Inoltre, la società iraniana è stanca: a opporsi al regime non sono solo i laici, ma anche una parte significativa dei religiosi, stanchi di vedere la centralizzazione dell’interpretazione del Corano in mani statali. Accusano il governo di eresia, poiché, secondo la dottrina sciita duodecimana, dopo il dodicesimo imam, nascosto e mai morto, nessuno può ergersi a unico interprete, custode della verità profonda dello sciismo. La maggioranza della popolazione vorrebbe tornare al cosiddetto quietismo, quella posizione secondo cui lo sciismo non faceva politica e non si contrapponeva ai sunniti. Anche i sufi si oppongono con forza alla centralizzazione dell’interpretazione e per questo, sono stati perseguitati. Vi sono poi i Bahá’í, seconda religione del paese, considerati illegali, poiché nel 1800 hanno fondato una nuova fede che si riconosce come nata dall’Islam, ma che per i suoi fedeli rappresenta un suo superamento. Anche le minoranze culturali — azere, turcomanne, arabe, curde e baluci — chiedono maggiore autonomia.

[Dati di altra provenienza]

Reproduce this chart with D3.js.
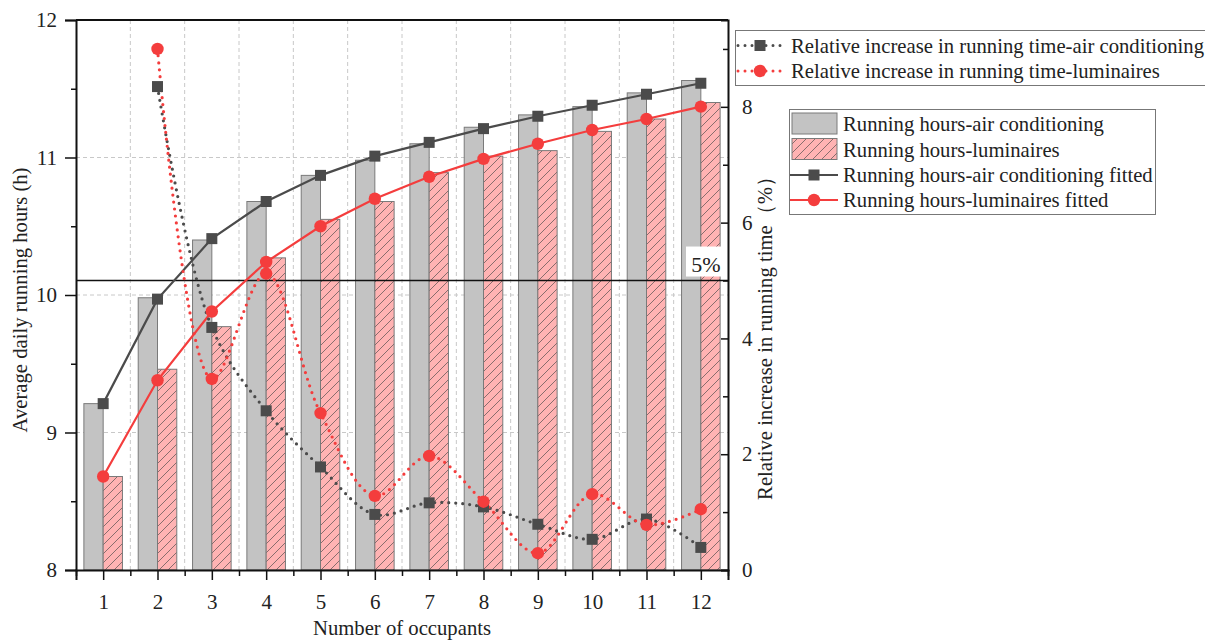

A questo si aggiungono i gravi problemi ambientali causati dalla cattiva gestione delle risorse idriche: la costruzione di imponenti dighe ha finito per salinizzare l’acqua destinata all’agricoltura, mentre il prosciugamento delle zone paludose per lo sfruttamento degli idrocarburi ha contribuito a inaridire la terra. Tutto ciò, negli anni, ha provocato frequenti rivolte da parte degli agricoltori. In generale, l’economia è in rovina, e questo alimenta un malcontento sempre più diffuso.

Le ricorrenti preoccupazioni occidentali, secondo cui, se il regime iraniano cadesse, il paese rischierebbe di sprofondare nel caos, come già accaduto in Libia, Siria, Libano o Sudan, mi sembrano poco fondate. La Persia è uno Stato da millenni e anche quando è stata conquistata da altri imperi, è sempre riuscita a persianizzarli. Il paese dispone di una vasta e articolata nomenclatura: presente in patria, nelle carceri, all’estero. Inoltre, vi è una borghesia ampia e radicata, stanca delle sanzioni, che non aspetta altro che un ritorno alla stabilità per poter tornare a commerciare. Pur di avere stabilità, sarebbero disposti ad accettare compromessi. Anche una parte significativa dei militari, che controllano le grandi aziende nazionalizzate del paese, sarebbe probabilmente pronta, almeno secondo quanto si vocifera da anni in Iran, ad accettare compromessi pur di conservare parte del proprio potere.

Del resto, è dal 1980 che l’Iran è nella bufera. La popolazione avverte che è giunto il momento di creare spazio per tutti e di instaurare buoni rapporti con le altre nazioni. La gente, semplicemente, cerca gentilezza. È stanca di verità imposte e divisive. Ora resta da capire se la geopolitica e i governanti sapranno ascoltarla, o se resteranno sordi.